Nachdem im Jahr 2000 bedeutende Gasvorkommen vor Gaza gefunden wurden, begann Israel mit dem Amtsantritt von Ministerpräsident Ariel Sharon 2001, diese für sich zu beanspruchen. Am Obersten Gerichtshof Israels wurde eine Klage eingereicht, welche die Souveränität der Palästinenser über die Gaza-Offshore-Gasfelder bestritt. 2006 gab es den Wahlsieg der Hamas. Die nachfolgenden vom Westen und Israel gesteuerten Wirren nutzte Israel auch dafür, seine Kontrolle über das Gas vor Gaza zu verstärken.

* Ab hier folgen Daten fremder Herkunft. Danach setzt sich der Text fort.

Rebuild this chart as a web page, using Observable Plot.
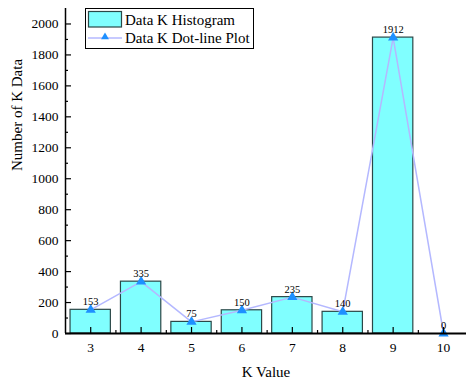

Als 2006 British Gas »bereit war, einen Vertrag über die Gaslieferungen von Gaza nach Ägypten abzuschließen« (The Times vom 23. Mai 2007) intervenierte der britische Premierminister Anthony Blair bei BG zugunsten Israels, und der Vertrag kam nicht zustande. Dafür schloß im Mai 2007 die israelische Regierung unter Ehud Olmert mit BG einen sittenwidrigen Vorvertrag über die Lieferung von Offshore-Gas aus Gaza im Wert von vier Milliarden Dollar ab, der sowohl Hamas als auch die Palästinabehörde ausschließt. Als Vorwand nutzte Israel, daß »kein Geld an Hamas« fließen dürfe. Die Hamas stellte zu jener Zeit die rechtmäßige Regierung für ganz Palästina. Zugleich sah der israelische Vertragsentwurf mit BP-Group vor, das alles Offshore-Gas von Gaza per Pipeline zum israelischen Hafen von Ashkelon gepumpt würde, wodurch Israel die vollkommene Kontrolle über das palästinensische Gas an sich gerissen hätte. Auf Grund des Widerstands der Hamas, die der BG-Group Konsequenzen in Aussicht stellte, zog sich die britische Gruppe jedoch im Dezember 2007 zurück und schloß im Januar 2008 ihr Büro in Israel.

Im Juni 2008 begann laut Haaretz vom 27. Dezember 2008 das israelische Militär die Invasion von Gaza zur Zerschlagung der Hamas vorzubereiten. Im gleichen Monat haben Vertreter Israels wieder mit British Gas wegen Lieferungen von Gaza-Gas Kontakt aufgenommen (Globes online –Israel’s Business Arena vom 23. Juni 2008). Der bereits erwähnte Matthew Krieger freute sich in der Jerusalem Post vom Sonntag bereits darauf, daß »ein Verzicht der Hamas auf das Geld aus den Gasverkäufen Israel erlauben würde, mit BG weiter zu verhandeln.